Tropic (2022) Sci-Fi as a deeply personal take on Male Pride (Review)

Rob Simpson

There can be no avoiding weeks like this – weeks where other movies run in fear of the magnitude of the big release of the week, Denis Villeneuve’s Dune Part Two. However, there is also something sly about weeks like this, as you can find counter-programming, antidotes to the magnetism of blockbuster cinema. Here, that is the job of 2022’s Tropic, directed by Edouard Salier. This humble sci-fi drama is making its UK home debut after a successful festival run at Fantastic Fest, Sitges and Glasgow via Blue Finch Films.

In 2041, in France, Twin brothers Lázaro (Pablo Cobo) and Tristán (Louis Peres) are part of a training programme to send young astronauts into space as part of the European effort to colonise the great beyond. The twins are very close – the same goes for their young mother, Mayra (Marta Nieto). However, all of that is upended when the brothers head out one night to train breathing underwater. They are both in a pond and while Tristan is holding his breath, something extraterrestrial lands in the water – contaminating it with a noxious green residue. Lazaro escapes, but unfortunately, Tristan doesn’t – an accident which causes his skin to grow Body Horror-style and his faculties to diminish. As a result of this accident, gone are the two brothers aiming to traverse the stars together – now, one brother is proud, guilty and competitive, and the other is taken out of space school and placed into an adjacent disabled facility. Salier’s Tropic is not interested in grand sci-fi narratives but in the character study of lives irreparably damaged.

The Sci-Fi may be surface only, but the genre aspirations of Salier & Mauricio Carrasco’s script are no less vital because of that. Like Daniel Kaluuya & Kibwe Tavares’s The Kitchen (from earlier in 2024), this sci-fi is not fantastical but of a world comparable to ours. Just cleaner. One vital factor of its sci-fi backbone gets little more than a passing mention. Space is mankind’s last chance, and there are suggestions that Europe is in fierce (hostile even) competition with other major territories. While keeping those world-building notes at a distance makes the world feel more lived in for this Latino family in France, it also leaves much open to interpretation. And as often with such ambiguities, mileage varies. Are Salier and Carrasco opening a geo-political or ecological dialogue? Maybe?

… this deeply personal tale of conflicting brothers, illness and the cost of chasing success cuts through the blockbuster bravura and helps sci-fi represent something relatable and heartfelt

The more defined identity of Tropic is of a deliberate, humble character study that is eminently relatable to someone with years of experience as a carer for another family member (as I do). The sci-fi justification may see an entity invade Tristan’s flesh, making him host to something other than himself. His face hides behind a mask, his skin with a near mountainous texture, and something green looms ever closer whenever he experiences heightened emotions. But in a more tangible sense, this could be a horrific accident of any kind or the onset of MS or MND (or the like). Dreams and ambitions never change, but the bodies that inhabit them do. That throughline is what the script is concerning itself with, and where that pride, that sense of competition directs itself after a monumental loss (of self).

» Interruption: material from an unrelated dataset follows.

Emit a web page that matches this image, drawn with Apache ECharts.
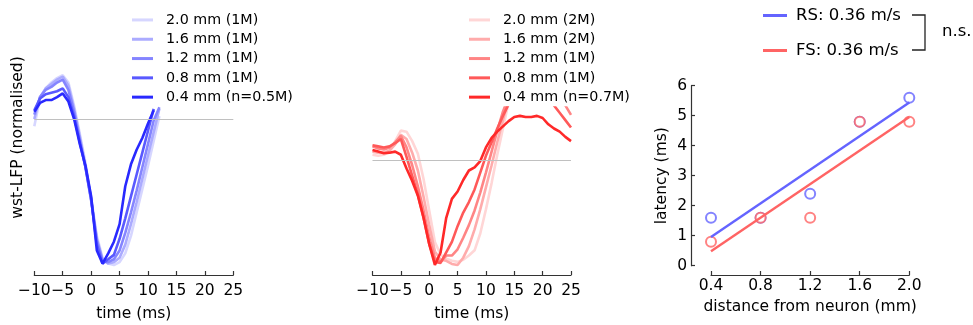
<!DOCTYPE html>
<html>
<head>
<meta charset="utf-8">
<script src="https://cdn.jsdelivr.net/npm/echarts@6/dist/echarts.min.js"></script>
<style>
  html, body { margin: 0; padding: 0; background: #fff; }
  #chart { width: 973px; height: 325px; }
</style>
</head>
<body>
<div id="chart"></div>
<script>
// time axis (ms)
var times = [-10,-9,-8,-7,-6,-5,-4,-3,-2,-1,0,1,2,3,4,5,6,7,8,9,10,11,12,13,14,15,16,17,18,19,20,21,22,23,24,25];

// RS (blue) waveforms, normalised
var rsNames = ['2.0 mm (1M)', '1.6 mm (1M)', '1.2 mm (1M)', '0.8 mm (1M)', '0.4 mm (n=0.5M)'];
var rs20 = [-0.05,0.14,0.21,0.25,0.28,0.30,0.25,0.09,-0.10,-0.30,-0.54,-0.80,-0.95,-0.99,-1.0,-0.98,-0.92,-0.80,-0.64,-0.48,-0.32,-0.15,0.02,null,null,null,null,null,null,null,null,null,null,null,null,null];
var rs16 = [0.0,0.15,0.21,0.24,0.27,0.29,0.23,0.07,-0.12,-0.32,-0.55,-0.82,-0.96,-0.99,-0.98,-0.95,-0.86,-0.72,-0.57,-0.41,-0.25,-0.09,0.07,null,null,null,null,null,null,null,null,null,null,null,null,null];
var rs12 = [0.03,0.15,0.20,0.22,0.25,0.27,0.20,0.05,-0.14,-0.33,-0.56,-0.83,-0.97,-0.98,-0.96,-0.90,-0.78,-0.64,-0.49,-0.33,-0.17,-0.01,0.08,null,null,null,null,null,null,null,null,null,null,null,null,null];
var rs08 = [0.06,0.14,0.17,0.18,0.19,0.21,0.15,0.02,-0.16,-0.33,-0.55,-0.86,-0.99,-0.96,-0.93,-0.82,-0.68,-0.53,-0.38,-0.23,-0.08,0.07,null,null,null,null,null,null,null,null,null,null,null,null,null,null];
var rs04 = [0.05,0.11,0.13,0.13,0.15,0.175,0.12,0.0,-0.17,-0.32,-0.53,-0.90,-0.99,-0.92,-0.84,-0.72,-0.46,-0.31,-0.21,-0.13,-0.03,0.06,null,null,null,null,null,null,null,null,null,null,null,null,null,null];

// FS (red) waveforms, normalised
var fsNames = ['2.0 mm (2M)', '1.6 mm (2M)', '1.2 mm (1M)', '0.8 mm (1M)', '0.4 mm (n=0.7M)'];
var fs20 = [0.05,0.04,0.05,0.08,0.18,0.28,0.27,0.18,0.06,-0.18,-0.48,-0.78,-0.90,-0.94,-0.96,-0.97,-0.95,-0.91,-0.86,-0.70,-0.47,-0.22,0.05,0.30,0.55,0.70,0.78,0.82,0.84,0.84,0.83,0.80,0.77,0.73,0.69,0.64];
var fs16 = [0.08,0.07,0.07,0.09,0.15,0.24,0.20,0.07,-0.10,-0.35,-0.62,-0.87,-0.95,-0.96,-0.99,-1.0,-0.93,-0.82,-0.66,-0.47,-0.26,-0.05,0.17,0.38,0.58,0.72,0.78,0.80,0.81,0.80,0.78,0.75,0.72,0.68,0.64,0.58];
var fs12 = [0.13,0.11,0.10,0.12,0.17,0.23,0.12,-0.05,-0.25,-0.48,-0.74,-0.93,-0.97,-0.91,-0.91,-0.85,-0.74,-0.62,-0.48,-0.31,-0.12,0.08,0.28,0.46,0.60,0.68,0.72,0.74,0.75,0.74,0.72,0.68,0.64,0.59,0.52,0.43];
var fs08 = [0.14,0.13,0.12,0.13,0.16,0.20,0.03,-0.15,-0.33,-0.55,-0.80,-0.97,-0.98,-0.88,-0.78,-0.63,-0.50,-0.40,-0.28,-0.12,0.04,0.17,0.30,0.42,0.53,0.60,0.63,0.65,0.66,0.65,0.63,0.58,0.52,0.45,0.38,0.31];
var fs04 = [0.095,0.08,0.065,0.07,0.08,0.05,-0.08,-0.20,-0.34,-0.55,-0.80,-1.0,-0.88,-0.55,-0.37,-0.30,-0.19,-0.10,-0.07,-0.01,0.12,0.21,0.27,0.32,0.37,0.41,0.42,0.41,0.41,0.42,0.40,0.34,0.30,0.27,0.22,0.18];

// latency vs distance
var distances = [0.4, 0.8, 1.2, 1.6, 2.0];
var rsLatency = [1.6, 1.6, 2.4, 4.8, 5.6];
var fsLatency = [0.8, 1.6, 1.6, 4.8, 4.8];
var fitNames = ['RS: 0.36 m/s', 'FS: 0.36 m/s'];

var blues = ['#d6d6ff', '#ababff', '#8585ff', '#5959ff', '#2929ff'];
var reds = ['#ffd6d6', '#ffabab', '#ff8585', '#ff5959', '#ff2929'];

var FONT = 'DejaVu Sans';

function pairs(vals) {
  return times.map(function (t, i) { return [t, vals[i] == null ? '-' : vals[i]]; });
}

// least squares line through the points, end to end
function fit(xs, ys) {
  var n = xs.length, mx = 0, my = 0, sxy = 0, sxx = 0;
  for (var i = 0; i < n; i++) { mx += xs[i] / n; my += ys[i] / n; }
  for (var j = 0; j < n; j++) { sxy += (xs[j] - mx) * (ys[j] - my); sxx += (xs[j] - mx) * (xs[j] - mx); }
  var b = sxy / sxx, a = my - b * mx;
  var x0 = xs[0], x1 = xs[n - 1];
  return [[x0, a + b * x0], [x1, a + b * x1]];
}

function minus(v) { return v < 0 ? '\u2212' + Math.abs(v) : String(v); }

var timeAxis = function (idx) {
  return {
    type: 'value', gridIndex: idx, min: -10, max: 25, interval: 5,
    name: 'time (ms)', nameLocation: 'middle', nameGap: 31,
    nameTextStyle: { fontFamily: FONT, fontSize: 15.5, color: '#000' },
    axisLine: { show: true, onZero: false, lineStyle: { color: '#333', width: 1.2 } },
    axisTick: { show: true, inside: true, length: 4, lineStyle: { color: '#333', width: 1.2 } },
    axisLabel: { margin: 8, fontFamily: FONT, fontSize: 15.5, color: '#000', formatter: minus },
    splitLine: { show: false }
  };
};

var series = [];
var rsData = [rs20, rs16, rs12, rs08, rs04];
var fsData = [fs20, fs16, fs12, fs08, fs04];
var zeroLine = { silent: true, symbol: 'none', label: { show: false },
  lineStyle: { color: '#c0c0c0', width: 1.1, type: 'solid' }, data: [{ yAxis: 0 }] };

rsData.forEach(function (d, i) {
  var s = {
    name: 'L|' + rsNames[i], type: 'line', xAxisIndex: 0, yAxisIndex: 0,
    data: pairs(d), symbol: 'none', color: blues[i],
    lineStyle: { color: blues[i], width: 2.6 }, silent: true
  };
  if (i === 0) s.markLine = zeroLine;
  series.push(s);
});
fsData.forEach(function (d, i) {
  var s = {
    name: 'M|' + fsNames[i], type: 'line', xAxisIndex: 1, yAxisIndex: 1,
    data: pairs(d), symbol: 'none', color: reds[i],
    lineStyle: { color: reds[i], width: 2.6 }, silent: true
  };
  if (i === 0) s.markLine = zeroLine;
  series.push(s);
});

series.push({
  name: fitNames[0], type: 'line', xAxisIndex: 2, yAxisIndex: 2, symbol: 'none',
  data: fit(distances, rsLatency), color: '#6464ff', lineStyle: { color: '#6464ff', width: 2.4 }
});
series.push({
  name: fitNames[1], type: 'line', xAxisIndex: 2, yAxisIndex: 2, symbol: 'none',
  data: fit(distances, fsLatency), color: '#ff6464', lineStyle: { color: '#ff6464', width: 2.4 }
});
series.push({
  name: 'RS points', type: 'scatter', xAxisIndex: 2, yAxisIndex: 2,
  data: distances.map(function (x, i) { return [x, rsLatency[i]]; }),
  symbol: 'emptyCircle', symbolSize: 10,
  itemStyle: { color: '#6464ff', borderColor: '#6464ff', borderWidth: 2.6 }
});
series.push({
  name: 'FS points', type: 'scatter', xAxisIndex: 2, yAxisIndex: 2,
  data: distances.map(function (x, i) { return [x, fsLatency[i]]; }),
  symbol: 'emptyCircle', symbolSize: 10,
  itemStyle: { color: '#ff6464', borderColor: '#ff6464', borderWidth: 2.6 }
});

function waveLegend(left, names, colors) {
  return {
    orient: 'vertical', left: left, top: 12.6, padding: 0,
    itemWidth: 21, itemHeight: 3, itemGap: 4.6,
    selectedMode: false, icon: 'rect',
    data: names.map(function (n, i) { return { name: n, itemStyle: { color: colors[i] } }; }),
    formatter: function (n) { return n.split('|')[1]; },
    textStyle: { fontFamily: FONT, fontSize: 14.3, lineHeight: 14.7, color: '#000', padding: [0, 0, 0, 8] }
  };
}

var option = {
  animation: false,
  backgroundColor: '#fff',
  textStyle: { fontFamily: FONT },
  grid: [
    { left: 34.3, right: 973 - 233.3, top: 0, bottom: 50, outerBoundsMode: 'none', containLabel: false },
    { left: 372.5, right: 973 - 571, top: 107.5, bottom: 50, outerBoundsMode: 'none', containLabel: false },
    { left: 711, right: 973 - 909.3, top: 85.7, bottom: 59.3, outerBoundsMode: 'none', containLabel: false }
  ],
  legend: [
    waveLegend(132, rsNames.map(function (n) { return 'L|' + n; }), blues),
    waveLegend(469, fsNames.map(function (n) { return 'M|' + n; }), reds),
    {
      orient: 'vertical', left: 763, top: 7, padding: 0,
      itemWidth: 24, itemHeight: 3, itemGap: 18,
      selectedMode: false, icon: 'rect',
      data: [
        { name: fitNames[0], itemStyle: { color: '#6464ff' } },
        { name: fitNames[1], itemStyle: { color: '#ff6464' } }
      ],
      textStyle: { fontFamily: FONT, fontSize: 16.5, lineHeight: 16, color: '#000', padding: [0, 0, 0, 4] }
    }
  ],
  xAxis: [
    timeAxis(0),
    timeAxis(1),
    {
      type: 'value', gridIndex: 2, min: 0.4, max: 2.0, interval: 0.4, offset: 9.3,
      name: 'distance from neuron (mm)', nameLocation: 'middle', nameGap: 22,
      nameTextStyle: { fontFamily: FONT, fontSize: 15.5, color: '#000' },
      axisLine: { show: true, onZero: false, lineStyle: { color: '#333', width: 1.2 } },
      axisTick: { show: true, inside: true, length: 4, lineStyle: { color: '#333', width: 1.2 } },
      axisLabel: { margin: 3, fontFamily: FONT, fontSize: 15.5, color: '#000',
        formatter: function (v) { return v.toFixed(1); } },
      splitLine: { show: false }
    }
  ],
  yAxis: [
    {
      type: 'value', gridIndex: 0, min: -1.068, max: 0.815,
      name: 'wst-LFP (normalised)', nameLocation: 'middle', nameGap: 8,
      nameTextStyle: { fontFamily: FONT, fontSize: 15.5, color: '#000' },
      axisLine: { show: false }, axisTick: { show: false }, axisLabel: { show: false },
      splitLine: { show: false }
    },
    {
      type: 'value', gridIndex: 1, min: -1.095, max: 0.5,
      axisLine: { show: false }, axisTick: { show: false }, axisLabel: { show: false },
      splitLine: { show: false }
    },
    {
      type: 'value', gridIndex: 2, min: 0, max: 6, interval: 1, offset: 20,
      name: 'latency (ms)', nameLocation: 'middle', nameGap: 21,
      nameTextStyle: { fontFamily: FONT, fontSize: 15.5, color: '#000' },
      axisLine: { show: true, onZero: false, lineStyle: { color: '#333', width: 1.2 } },
      axisTick: { show: true, inside: true, length: 4, lineStyle: { color: '#333', width: 1.2 } },
      axisLabel: { margin: 4, fontFamily: FONT, fontSize: 15.5, color: '#000' },
      splitLine: { show: false }
    }
  ],
  graphic: [
    {
      type: 'polyline', silent: true,
      shape: { points: [[912, 15], [925, 15], [925, 50], [912, 50]] },
      style: { stroke: '#222', lineWidth: 1.3, fill: null }
    },
    {
      type: 'text', left: 942, top: 23, silent: true,
      style: { text: 'n.s.', fontFamily: FONT, fontSize: 16.5, fill: '#000' }
    }
  ],
  series: series
};

var chart = echarts.init(document.getElementById('chart'), null, { renderer: 'canvas' });
chart.setOption(option);
</script>
</body>
</html>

The conflict in Tropic is not between brothers or fellow students but between Lázaro, his love of his family, dreams and expectations. Embodying that stress is Pablo Coro, who offers up an incredibly restrained and mature performance just as impressive as the more physical performance that Louis Peres brings to the table. In the case of non-disabled actors playing disabled characters, it’s a larger issue for the film industry to address. It’s unfair to blame individual movies, especially smaller indie sci-fi projects. Returning to that physical performance from Peres and the barely concealed rage and confusion from Coro, they also manifest in Mathieu Plainfossé’s cinematography. 90% + of this movie is handheld to represent the two brothers’ mental well-being. The only time the camera remains still is in intertitles that come to take on a different meaning once you parse together fragments towards the end and a question that one brother asks of the other after an altercation in a skate park (an altercation that pays off the growing infection and the looming green presence that hides within).

For me, modern blockbuster culture is a little too full of smug bluster to appeal – but I look forward to the release of each one as they provide a home for fascinating titles like Tropic that would get lost in the mix otherwise. While far from perfect, look no further than neglecting the hyper-competitive streak between students that vanishes for much of the movie only to re-emerge at the end apropos of very little. It’s has that slow anti-pacing that defines much of modern european cinema, and handheld cinematography will forever be an acquired taste. Yet this deeply personal tale of conflicting brothers, illness and the cost of chasing success cuts through the blockbuster bravura and helps sci-fi represent something relatable and heartfelt with the sort of emotion rarely felt since Mark Romanek’s frustratingly under-the-radar Never Let Me Go (2010).